WHAT NEEDS TO BE DONE >> Would you repeat the listing exactly but omit every picture?

DATA BLOCK >>
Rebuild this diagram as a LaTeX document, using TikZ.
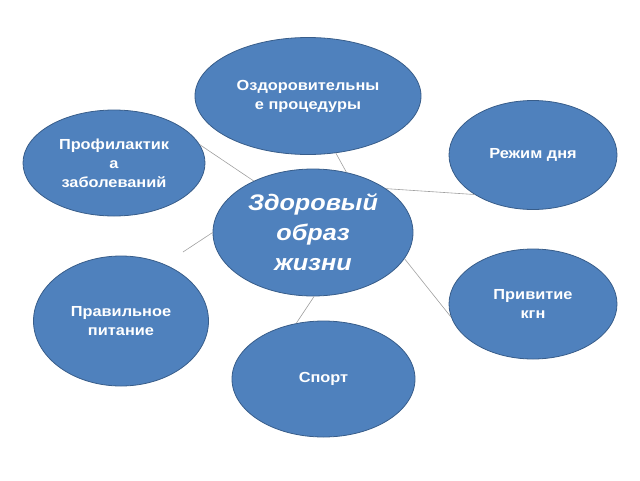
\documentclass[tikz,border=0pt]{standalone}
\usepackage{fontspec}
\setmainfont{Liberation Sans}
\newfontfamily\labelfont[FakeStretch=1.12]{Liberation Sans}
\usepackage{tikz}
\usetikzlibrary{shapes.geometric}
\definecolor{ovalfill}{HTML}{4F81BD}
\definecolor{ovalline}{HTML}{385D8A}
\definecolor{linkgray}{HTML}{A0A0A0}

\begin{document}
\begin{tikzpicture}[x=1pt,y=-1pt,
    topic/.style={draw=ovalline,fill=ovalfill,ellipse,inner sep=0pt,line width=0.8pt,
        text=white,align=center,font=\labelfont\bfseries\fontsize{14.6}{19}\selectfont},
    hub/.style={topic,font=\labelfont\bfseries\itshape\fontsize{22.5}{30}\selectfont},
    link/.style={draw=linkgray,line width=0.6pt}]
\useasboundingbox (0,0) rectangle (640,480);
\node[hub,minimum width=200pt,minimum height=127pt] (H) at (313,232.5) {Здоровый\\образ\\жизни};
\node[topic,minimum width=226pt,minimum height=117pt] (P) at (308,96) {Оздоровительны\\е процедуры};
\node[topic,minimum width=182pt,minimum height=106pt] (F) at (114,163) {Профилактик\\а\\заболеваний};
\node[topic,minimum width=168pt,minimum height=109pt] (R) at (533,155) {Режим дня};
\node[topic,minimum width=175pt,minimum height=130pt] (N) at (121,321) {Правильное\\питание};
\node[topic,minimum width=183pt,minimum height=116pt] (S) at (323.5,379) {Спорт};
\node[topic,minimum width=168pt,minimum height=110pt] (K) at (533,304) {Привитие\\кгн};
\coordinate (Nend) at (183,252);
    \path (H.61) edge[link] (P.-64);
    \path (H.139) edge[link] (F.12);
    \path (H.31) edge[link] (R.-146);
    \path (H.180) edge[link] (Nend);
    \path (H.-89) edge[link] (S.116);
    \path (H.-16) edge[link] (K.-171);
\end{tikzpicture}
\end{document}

ANSWER TO THE PROBLEM >>
Rebuild this diagram as a LaTeX document, using TikZ.
\documentclass[tikz,border=0pt]{standalone}
\usepackage{fontspec}
\setmainfont{Liberation Sans}
\newfontfamily\labelfont[FakeStretch=1.12]{Liberation Sans}
\usepackage{tikz}
\usetikzlibrary{shapes.geometric}
\definecolor{ovalfill}{HTML}{4F81BD}
\definecolor{ovalline}{HTML}{385D8A}
\definecolor{linkgray}{HTML}{A0A0A0}

\begin{document}
\begin{tikzpicture}[x=1pt,y=-1pt,
    topic/.style={draw=ovalline,fill=ovalfill,ellipse,inner sep=0pt,line width=0.8pt,
        text=white,align=center,font=\labelfont\bfseries\fontsize{14.6}{19}\selectfont},
    hub/.style={topic,font=\labelfont\bfseries\itshape\fontsize{22.5}{30}\selectfont},
    link/.style={draw=linkgray,line width=0.6pt}]
\useasboundingbox (0,0) rectangle (640,480);
\node[hub,minimum width=200pt,minimum height=127pt] (H) at (313,232.5) {Здоровый\\образ\\жизни};
\node[topic,minimum width=226pt,minimum height=117pt] (P) at (308,96) {Оздоровительны\\е процедуры};
\node[topic,minimum width=182pt,minimum height=106pt] (F) at (114,163) {Профилактик\\а\\заболеваний};
\node[topic,minimum width=168pt,minimum height=109pt] (R) at (533,155) {Режим дня};
\node[topic,minimum width=175pt,minimum height=130pt] (N) at (121,321) {Правильное\\питание};
\node[topic,minimum width=183pt,minimum height=116pt] (S) at (323.5,379) {Спорт};
\node[topic,minimum width=168pt,minimum height=110pt] (K) at (533,304) {Привитие\\кгн};
\coordinate (Nend) at (183,252);
    \path (H.61) edge[link] (P.-64);
    \path (H.139) edge[link] (F.12);
    \path (H.31) edge[link] (R.-146);
    \path (H.180) edge[link] (Nend);
    \path (H.-89) edge[link] (S.116);
    \path (H.-16) edge[link] (K.-171);
\end{tikzpicture}
\end{document}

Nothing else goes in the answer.